Versos sueltos de cada día es un largo poema sin principio ni fin en forma de diario, una agenda abierta donde Alberti descubre una poesía nueva en él, quizá sólo insinuada en Pleamar, sencilla y profunda, hecha de apuntes rápidos, versos confesionales y desnudos de artificio, llenos de encanto, plenos de sinceridad. Versos sueltos de cada día es también una autobiografía en verso que nos deja ver la vida de Alberti en su retorno a España, sus continuos viajes, sus conferencias, los reencuentros con los viejos amigos, la existencia entre las multitudes y la soledad del autor de Entre el clavel y la espada. En 1983, tras una pequeña batalla campal entre sus partidarios y detractores, Rafael Alberti recibió el Premio Cervantes. En su discurso de aceptación, leyó ante los reyes un texto donde afianzaba su fe republicana e iba nombrado uno a uno, a todos los escritores muertos en el exilio.
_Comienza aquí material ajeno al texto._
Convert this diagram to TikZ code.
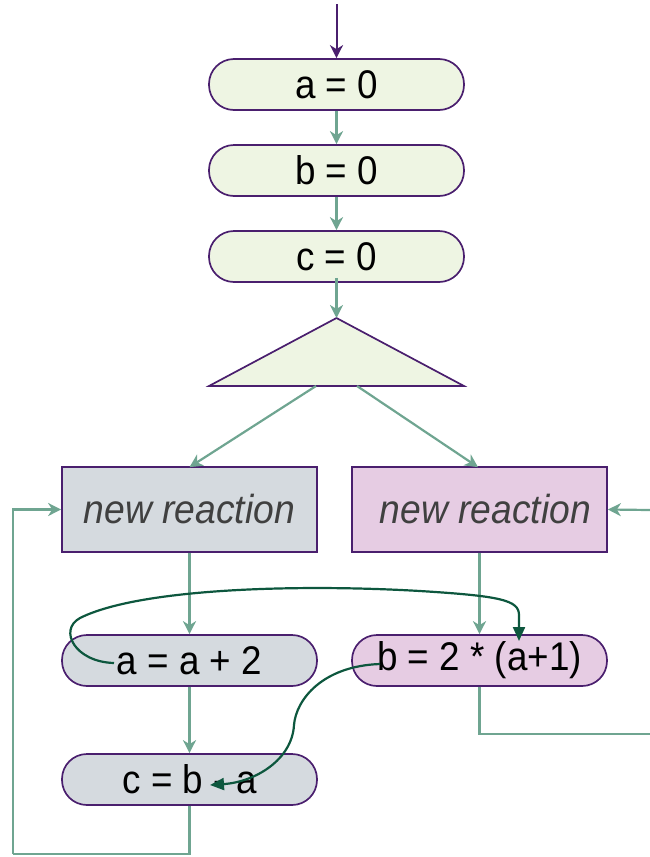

Sin embargo, sus últimas palabras fueron para la reina Sofía, a la que dedicó unas líneas de Lope de Vega algo modificadas para la ocasión: “Esta Reina se lleva la flor,/que las otras no./Esta Reina tan garrida,/por Mayo más que florida,/la Rosa más escogida/de todo el vergel en flor./Esta Reina se lleva la flor,/que las otras, no”. siempre he considerado ese discurso valiente y educado del viejo león comunista que era Rafael Alberti, un símbolo de la reconciliación nacional y una prueba de que el país había alcanzado, tras los cuarenta años del crimen, la libertad y la democracia. Tras la España luminosa de los años veinte y los primeros treinta y la España terrible de la Guerra Civil, Alberti conoció una tercera España a su regreso de Roma, la España de la transición, la pluralidad y los derechos constitucionales. Creo que en esa tercera España fue feliz, ganó el respeto, la admiración y el cariño de casi todos y estableció para siempre la reputación que le corresponde: la de uno de los más grandes poetas contemporáneos.